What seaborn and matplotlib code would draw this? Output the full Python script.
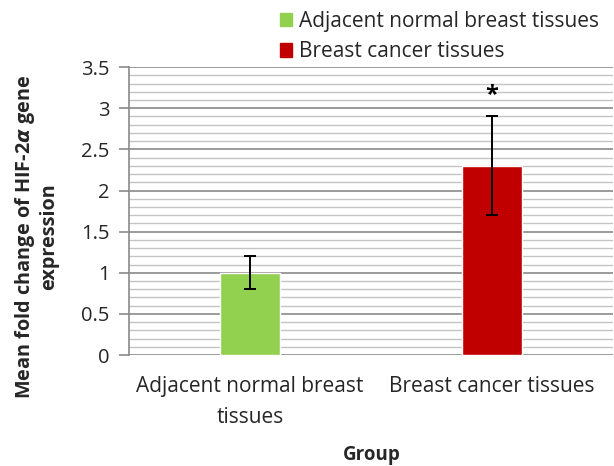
import matplotlib
matplotlib.use("Agg")
import matplotlib.pyplot as plt
from matplotlib.ticker import MultipleLocator
import seaborn as sns
import pandas as pd

# Mean fold change of HIF-2α expression per tissue group
groups = ["Adjacent normal breast tissues", "Breast cancer tissues"]
tick_labels = ["Adjacent normal breast\ntissues", "Breast cancer tissues"]
means = [1.0, 2.3]
errors = [0.2, 0.6]
colors = ["#92D050", "#C00000"]

df = pd.DataFrame({"group": groups, "mean": means})

sns.set_theme(style="white")
plt.rcParams["font.family"] = ["Open Sans", "DejaVu Sans"]

fig = plt.figure(figsize=(6.14, 4.66), dpi=100)
ax = fig.add_axes([0.210, 0.238, 0.788, 0.618])

sns.barplot(data=df, x="group", y="mean", hue="group", palette=colors,
            dodge=False, width=0.25, errorbar=None, legend=False, ax=ax,
            saturation=1)

ax.errorbar(range(len(groups)), means, yerr=errors, fmt="none",
            ecolor="black", elinewidth=1.4, capsize=4, capthick=1.4, zorder=5)

# significance marker above cancer group
ax.text(1, means[1] + errors[1] + 0.26, "*", ha="center", va="center",
        fontsize=17, fontweight="bold", color="black")

ax.set_ylim(0, 3.5)
ax.set_xlim(-0.5, 1.5)
ax.yaxis.set_minor_locator(MultipleLocator(0.1))
ax.set_yticks([0, 0.5, 1, 1.5, 2, 2.5, 3, 3.5])
ax.set_yticklabels(["0", "0.5", "1", "1.5", "2", "2.5", "3", "3.5"])
ax.grid(which="minor", axis="y", color="#c4c4c4", linewidth=1.0)
ax.grid(which="major", axis="y", color="#8a8a8a", linewidth=1.2)
ax.set_axisbelow(True)

ax.tick_params(axis="y", which="major", direction="out", length=7,
               width=1.2, color="#8a8a8a", labelsize=14.5, pad=7,
               left=True)
ax.tick_params(axis="y", which="minor", length=0)
ax.tick_params(axis="x", length=0, labelsize=15, pad=15)
ax.set_xticks(range(len(groups)))
ax.set_xticklabels(tick_labels, linespacing=1.6)

for side in ["top", "right", "bottom"]:
    ax.spines[side].set_visible(False)
ax.spines["left"].set_color("#8a8a8a")
ax.spines["left"].set_linewidth(1.2)

ax.set_xlabel("")
fig.text(0.605, 0.024, "Group", ha="center", va="center",
         fontsize=13.5, fontweight="bold")
ax.set_ylabel("Mean fold change of HIF-2$\\boldsymbol{\\alpha}$ gene\nexpression",
              fontsize=14.3, fontweight="bold", linespacing=1.12)
ax.yaxis.set_label_coords(-0.145, 0.41)

handles = [plt.Rectangle((0, 0), 1, 1, color=c) for c in colors]
fig.legend(handles, groups, loc="upper left", bbox_to_anchor=(0.432, 1.008),
           frameon=False, fontsize=15, handlelength=0.6, handleheight=0.6,
           handletextpad=0.3, labelspacing=0.45, borderpad=0.2)

fig.savefig("out.png", dpi=100)
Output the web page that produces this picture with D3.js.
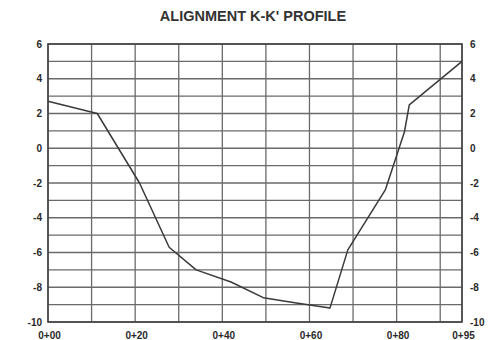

........

• [INSTRUCTIONS FOR THE TASK]: Output an exact copy of the material, with the pictures removed.

• [EXPECTED ANSWER]:
What seaborn and matplotlib code would draw this? Output the full Python script.
import matplotlib
matplotlib.use("Agg")
import matplotlib.pyplot as plt
from matplotlib.ticker import MultipleLocator
import seaborn as sns
import pandas as pd

# Mean fold change of HIF-2α expression per tissue group
groups = ["Adjacent normal breast tissues", "Breast cancer tissues"]
tick_labels = ["Adjacent normal breast\ntissues", "Breast cancer tissues"]
means = [1.0, 2.3]
errors = [0.2, 0.6]
colors = ["#92D050", "#C00000"]

df = pd.DataFrame({"group": groups, "mean": means})

sns.set_theme(style="white")
plt.rcParams["font.family"] = ["Open Sans", "DejaVu Sans"]

fig = plt.figure(figsize=(6.14, 4.66), dpi=100)
ax = fig.add_axes([0.210, 0.238, 0.788, 0.618])

sns.barplot(data=df, x="group", y="mean", hue="group", palette=colors,
            dodge=False, width=0.25, errorbar=None, legend=False, ax=ax,
            saturation=1)

ax.errorbar(range(len(groups)), means, yerr=errors, fmt="none",
            ecolor="black", elinewidth=1.4, capsize=4, capthick=1.4, zorder=5)

# significance marker above cancer group
ax.text(1, means[1] + errors[1] + 0.26, "*", ha="center", va="center",
        fontsize=17, fontweight="bold", color="black")

ax.set_ylim(0, 3.5)
ax.set_xlim(-0.5, 1.5)
ax.yaxis.set_minor_locator(MultipleLocator(0.1))
ax.set_yticks([0, 0.5, 1, 1.5, 2, 2.5, 3, 3.5])
ax.set_yticklabels(["0", "0.5", "1", "1.5", "2", "2.5", "3", "3.5"])
ax.grid(which="minor", axis="y", color="#c4c4c4", linewidth=1.0)
ax.grid(which="major", axis="y", color="#8a8a8a", linewidth=1.2)
ax.set_axisbelow(True)

ax.tick_params(axis="y", which="major", direction="out", length=7,
               width=1.2, color="#8a8a8a", labelsize=14.5, pad=7,
               left=True)
ax.tick_params(axis="y", which="minor", length=0)
ax.tick_params(axis="x", length=0, labelsize=15, pad=15)
ax.set_xticks(range(len(groups)))
ax.set_xticklabels(tick_labels, linespacing=1.6)

for side in ["top", "right", "bottom"]:
    ax.spines[side].set_visible(False)
ax.spines["left"].set_color("#8a8a8a")
ax.spines["left"].set_linewidth(1.2)

ax.set_xlabel("")
fig.text(0.605, 0.024, "Group", ha="center", va="center",
         fontsize=13.5, fontweight="bold")
ax.set_ylabel("Mean fold change of HIF-2$\\boldsymbol{\\alpha}$ gene\nexpression",
              fontsize=14.3, fontweight="bold", linespacing=1.12)
ax.yaxis.set_label_coords(-0.145, 0.41)

handles = [plt.Rectangle((0, 0), 1, 1, color=c) for c in colors]
fig.legend(handles, groups, loc="upper left", bbox_to_anchor=(0.432, 1.008),
           frameon=False, fontsize=15, handlelength=0.6, handleheight=0.6,
           handletextpad=0.3, labelspacing=0.45, borderpad=0.2)

fig.savefig("out.png", dpi=100)
Output the web page that produces this picture with D3.js.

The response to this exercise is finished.